10. The computing device of claim 9, further comprising a receiver configured to receive the one or more pitch properties from the one or more monitoring devices.

11. The computing device of claim 10, further comprising the one or more monitoring devices, wherein the one or more monitoring devices include a video camera.

12. The computing device of claim 9, wherein the one or more pitch properties include one or more of an initial acceleration of the ball, an ending acceleration of the ball, an average acceleration of the ball, a direction of acceleration of the ball, an amount of spin on the ball, or a direction of the spin on the ball.

13. The computing device of claim 9, wherein the pitcher information further includes an indication of how the human pitcher would classify the pitch based on the pitch information.

14. A non-transitory computer-readable medium having stored thereon, computer-executable instructions that, if executed by a computing device, cause the computing device to perform a method comprising:

receiving one or more pitch properties corresponding to a ball physically thrown by a human pitcher, wherein the ball physically thrown by the human pitcher comprises a pitch, and wherein the one or more pitch properties comprise one or more of a breaking distance of the ball, a release speed of the ball, a maximum speed of the ball, a minimum speed of the ball, an average speed of the ball, and a direction of movement of the ball, determined using one or more monitoring devices that monitor the ball in flight during the pitch;

receiving pitcher information corresponding to the human pitcher, wherein the pitcher information includes at least an identification of a plurality of different pitch types that have been previously determined to be in a repertoire of the human pitcher; and

classifying, based at least in part on the one or more pitch properties and the pitcher information, the pitch, the pitch being classified as one of the plurality of different pitch types in the repertoire of the human pitcher having the highest likelihood of matching a trajectory of the pitch.

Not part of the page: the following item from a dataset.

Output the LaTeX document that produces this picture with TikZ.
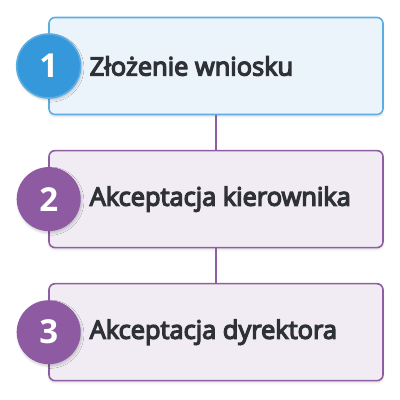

15. The non-transitory computer-readable medium of claim 14, further comprising providing the classification of the pitch to a game monitoring system.

16. The non-transitory computer-readable medium of claim 14, further comprising receiving weather information, wherein the classification of the pitch is based at least in part on the weather information, and wherein the weather information includes a wind speed and a wind direction.

17. The non-transitory computer-readable medium of claim 14, further comprising:

determining an output that represents a likelihood that the pitch is a particular type of pitch; and

biasing the output based at least in part on the identification of the plurality of different pitch types that are in the repertoire of the human pitcher.